Separating Data with a Generic Recursive Partition Function in Scala

On a recent project, I took a list of items and grouped them into categories using a recursive partition function. Today I’ll explain that concept and show you how to implement it in Scala.

As my example, I’ll be categorizing fun, delicious M&M’s by color. (Because, as everyone knows, blues are best and should be saved for last.) For me, this example is nostalgia-inducing as this is a common elementary school activity where I’m from. We can assume M&M colors are mutually exclusive; there’s no overlap between the sets of color A and color B.

What Is a Partition?

Conceptually, a partition is a separation between items. In this case, it means to separate an input group into two smaller groups.

Imagine you’re only interested in separating those wonderful blue M&M’s from the not-blue M&M’s. You need to part the group once:

 

In Scala, this would look like:

val groups = allTheMAndMs.partition((mAndM: MAndM) => mAndM.color == `blue`)

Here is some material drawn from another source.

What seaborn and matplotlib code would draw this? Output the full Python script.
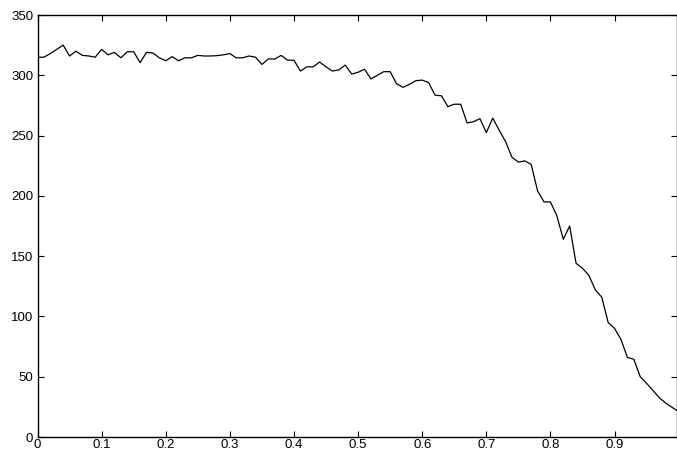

This partitions all the M&M’s into two groups (or lists):

  1. Blue M&M’s – All the M&M’s where the conditional is true (color is equal to blue)
  2. Not Blue M&M’s – All the M&M’s where the conditional is false

If we want to separate all the M&M’s into groups, we need to talk about recursion.

What Is Recursion?

A recursive function is a function that can invoke itself. Our recursive partition function will continue invoking itself until there are no more test functions to use — in our case, no more M&M colors left to check for.

Here’s an implementation of the recursive partition that will group all of the M&M’s by color:


def recursivePartition[A](set: Traversable[A],
                         partitionFunctions: Map[String, (A) => Boolean],
                         results: mutable.Map[String, Traversable[A]])
                         : mutable.Map[String, Traversable[A]] = {
  if (partitionFunctions.isEmpty) {
    results
  } else {
    val partitioned = set.partition(partitionFunctions.head._2)
    recursivePartition(partitioned._2, partitionFunctions.tail, results += (partitionFunctions.head._1 -> partitioned._1))
  }
}

You’ll notice the first parameter, set, is the source set of M&M’s to divide. This will initially be all of the M&M’s, but as the groups continue to be separated, elements already categorized will no longer be in the set.

The second parameter is slightly more complicated; it’s a map of the group name to the expression that tests for belonging to that group. For our example, it would be the following map:


val colorGroups = Map(
  "blue" -> ((mAndM: MAndM) => mAndM.color == `blue`),
  "green" -> ((mAndM: MAndM) => mAndM.color == `green`),
  "yellow" -> ((mAndM: MAndM) => mAndM.color == `yellow`),
  "orange" -> ((mAndM: MAndM) => mAndM.color == `orange`)
)

Here, the keys are strings naming the group. The values are the expressions that will resolve to a Boolean when provided an element of the set to partition.

Finally, the third parameter is the map of resultant sets. The keys in that map are the names of the groups, and the values are the lists of items in that set.

It may seem confusing to have a parameter as input that is a result. This is necessary because, in a recursive function, we need to keep track of the partial result when the function runs recursively.

At the beginning of the first partition (for blue), that map will be empty. But when we move on to partitioning to green, the blue entry will be in the results set. That’s because the code fragment  results += (partitionFunctions.head._1 -> partitioned._1) adds the key of the current color. And at that point, the list of M&M’s of that color is added to the result map.

Keep in mind, partitioned is a list of two entries; the first is those that match the color, the second those that did not match. This makes the usage of ._1 and ._2 necessary to get the first and second entries.

Snack Time

I hope this example and code sample have been helpful. The one downside of this approach is mutating results by appending entries to it. Unfortunately, I haven’t yet been able to avoid this mutability.

The only thing left to do is snack on those wonderful, perfectly sorted M&M’s. Enjoy!